Pai admitted that these issues had been plaguing both the FCC and USAC for quite some time.

“It is an unfortunate feature of human nature that if there is not a cop on the beat, people tend to play a little faster and looser with the rules, and unfortunately, that has manifested itself here,” he said.

But he and Robinson laid out in detail the moves their organizations have been making to clean up the program.

In 2014, FCC and USAC launched the National Lifeline Accountability Database, which keeps track of all the customers currently enrolled in the Lifeline program.

“Upon initial launch in 2014, the NLAD detected over 2.5 million duplicate subscribers that have since been eliminated,” Robinson said in her testimony. “This led to hundreds of millions of dollars in savings. Lifeline disbursements dropped from $2.2 billion in 2012 to $1.5 billion in 2015 following implementation of the NLAD.”

She said the FCC and USAC are now working to stand up a national verification program to complement the NLAD.

“We’re projecting to have our soft launch of the national verifier in December of this year. … We also have secured an agreement with HUD to have federal matching of eligibility using federal housing information. And we’re targeting our hard launch in March of 2018,” Robinson said.

The National Verifier would check state and federal databases to ensure that applicants to the program are eligible to receive the benefits.

“It is always better, I think, to have upfront verification, as opposed to after-the-fact enforcement. The pay-and-chase model … is never going to be efficient,” Pai said.

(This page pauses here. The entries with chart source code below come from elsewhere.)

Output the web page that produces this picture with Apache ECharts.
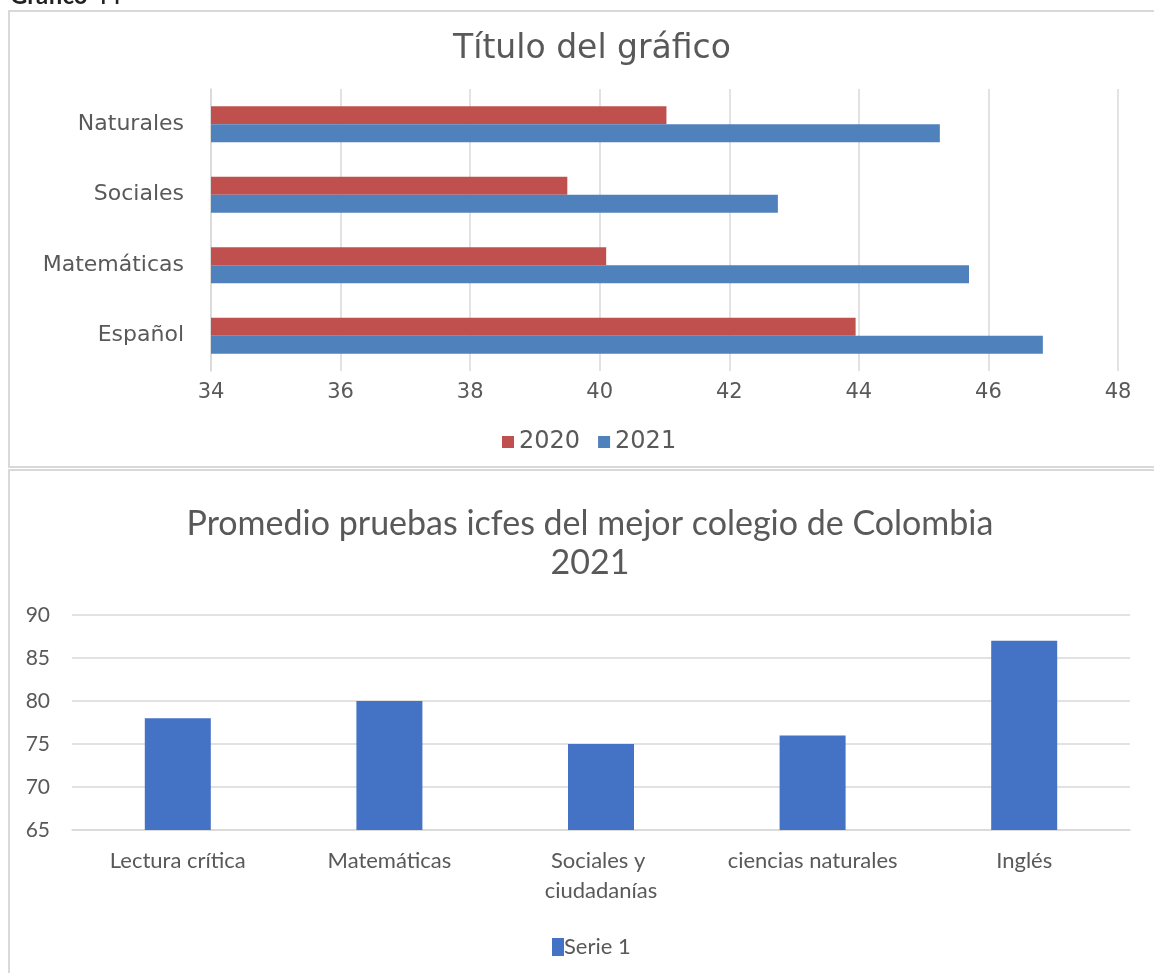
<!DOCTYPE html>
<html>
<head>
<meta charset="utf-8">
<script src="https://cdn.jsdelivr.net/npm/echarts@6/dist/echarts.min.js"></script>
<style>
html,body{margin:0;padding:0;background:#fff;}
#c{width:1154px;height:973px;}
</style>
</head>
<body>
<div id="c"></div>
<script>
// Top chart data
const subjectsTop = ['Español', 'Matemáticas', 'Sociales', 'Naturales'];
const values2020 = [43.95, 40.1, 39.5, 41.03];
const values2021 = [46.84, 45.7, 42.75, 45.25];
const topTitle = 'Título del gráfico';

// Bottom chart data
const subjectsBottom = ['Lectura crítica', 'Matemáticas', 'Sociales y ciudadanías', 'ciencias naturales', 'Inglés'];
const serie1 = [78, 80, 75, 76, 87];
const bottomTitle = 'Promedio pruebas icfes del mejor colegio de Colombia\n2021';

const gray = '#595959';
const gridGray = '#d9d9d9';
const topFont = 'DejaVu Sans';
const botFont = 'Lato';

const chart = echarts.init(document.getElementById('c'), null, {renderer: 'canvas'});
chart.setOption({
  animation: false,
  backgroundColor: '#ffffff',
  graphic: [
    {type: 'rect', shape: {x: 9, y: 11, width: 1170, height: 456}, style: {fill: 'none', stroke: gridGray, lineWidth: 2}, z: -1},
    {type: 'rect', shape: {x: 9, y: 470, width: 1170, height: 530}, style: {fill: 'none', stroke: gridGray, lineWidth: 2}, z: -1},
    {type: 'text', left: 10, top: -16, style: {text: 'Gráfico 44', font: 'bold 24px Lato', fill: '#222'}}
  ],
  title: [
    {text: topTitle, left: 587, top: 28, textAlign: 'center',
     textStyle: {fontFamily: topFont, fontSize: 33, fontWeight: 'normal', color: gray}},
    {text: bottomTitle, left: 585, top: 500, textAlign: 'center',
     textStyle: {fontFamily: botFont, fontSize: 34, fontWeight: 'normal', color: gray, lineHeight: 39}}
  ],
  legend: [
    {data: ['2020', '2021'], left: 497, top: 425, itemWidth: 12, itemHeight: 12, itemGap: 18,
     icon: 'rect', textStyle: {fontFamily: topFont, fontSize: 24, color: gray, padding: [0,0,0,0]}},
    {data: ['Serie 1'], left: 547, top: 931, itemWidth: 12, itemHeight: 18, icon: 'rect',
     textStyle: {fontFamily: botFont, fontSize: 22, color: gray, padding: [0,0,0,-5]}}
  ],
  grid: [
    {left: 211, right: 36, top: 89, height: 282, containLabel: false},
    {left: 72, right: 24, top: 615, height: 215, containLabel: false}
  ],
  xAxis: [
    {gridIndex: 0, type: 'value', min: 34, max: 48, interval: 2,
     axisLine: {show: false}, axisTick: {show: false},
     splitLine: {lineStyle: {color: gridGray, width: 1.5}},
     axisLabel: {fontFamily: topFont, fontSize: 21, color: gray, margin: 11}},
    {gridIndex: 1, type: 'category', data: subjectsBottom,
     axisLine: {show: true, lineStyle: {color: gridGray, width: 1.5}}, axisTick: {show: false},
     axisLabel: {fontFamily: botFont, fontSize: 22, color: gray, margin: 16, width: 200, overflow: 'break', lineHeight: 30, interval: 0}}
  ],
  yAxis: [
    {gridIndex: 0, type: 'category', data: subjectsTop,
     axisLine: {show: true, lineStyle: {color: gridGray, width: 1.5}}, axisTick: {show: false},
     axisLabel: {fontFamily: topFont, fontSize: 22, color: gray, margin: 27}},
    {gridIndex: 1, type: 'value', min: 65, max: 90, interval: 5,
     axisLine: {show: false}, axisTick: {show: false},
     splitLine: {lineStyle: {color: gridGray, width: 1.5}},
     axisLabel: {fontFamily: botFont, fontSize: 21, color: gray, margin: 22}}
  ],
  series: [
    {name: '2020', type: 'bar', xAxisIndex: 0, yAxisIndex: 0, data: values2020,
     itemStyle: {color: '#C0504D'}, barGap: '0%', barCategoryGap: '49%'},
    {name: '2021', type: 'bar', xAxisIndex: 0, yAxisIndex: 0, data: values2021,
     itemStyle: {color: '#4F81BD'}, barGap: '0%', barCategoryGap: '49%'},
    {name: 'Serie 1', type: 'bar', xAxisIndex: 1, yAxisIndex: 1, data: serie1,
     itemStyle: {color: '#4472C4'}, barWidth: 66}
  ]
});
</script>
</body>
</html>
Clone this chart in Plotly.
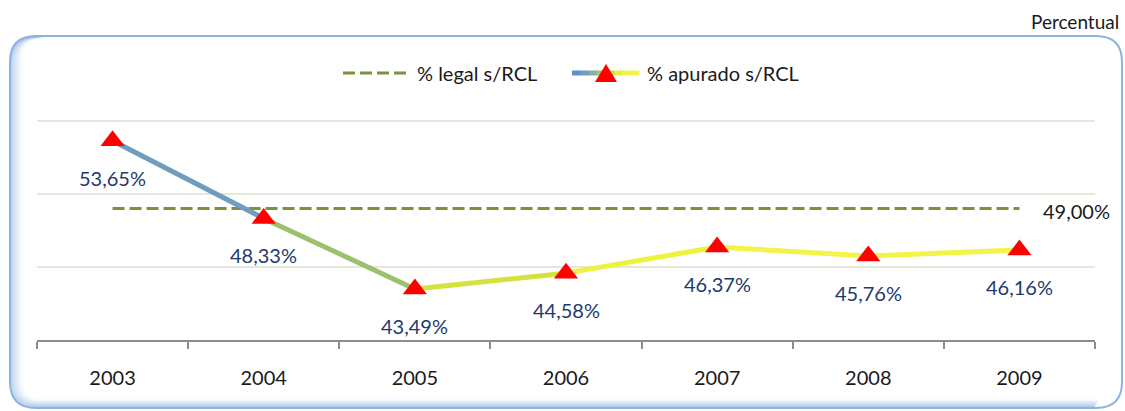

Pai said that in 2015, the FCC and USAC also began requiring plan providers to retain all documents pertaining to eligibility verification. With this information, FCC and USAC have begun reviewing addresses with more than 25 subscribers, ensuring that companies only claim subsidies for the total number of subscribers, and are reviewing the lists to eliminate deceased and duplicate subscribers.

They also intend to release a final plan in January 2018 to require sales agents to register, so that FCC and USAC can begin holding them individually accountable.

But lawmakers were still disturbed by the lack of prosecutions and recouped losses.

Robinson, who previously worked in the enforcement bureau at the FCC, told the committee that the FCC is restricted by statutory maximums regarding the structure of enforcement.

Pai said that the FCC begins by sending out notices of apparent liability, which tells companies that FCC believes they owe money. After an investigation, it can follow up with forfeiture orders, which require the company to pay back the money it owes.

But McCaskill noted that payments have continued to some companies to which the FCC has sent notices of liability.

“I’ve got $90 million that has been identified [in the notices of liability] from 10 carriers. Now keep in mind, those same 10 carriers, you wrote checks totaling $2.4 billion in the last two fiscal years. How in the world are we writing these people checks when they owe us $90 million? How is that happening?” she asked.

Pai said he couldn’t speak to current investigations, but that the FCC is currently pursuing a number of violations, and that he would update the committee at a later date.

But some lawmakers remained skeptical.

“We’re going to be back here in two years, aren’t we?” said Sen. Heidi Heitkamp, (D-N.D.).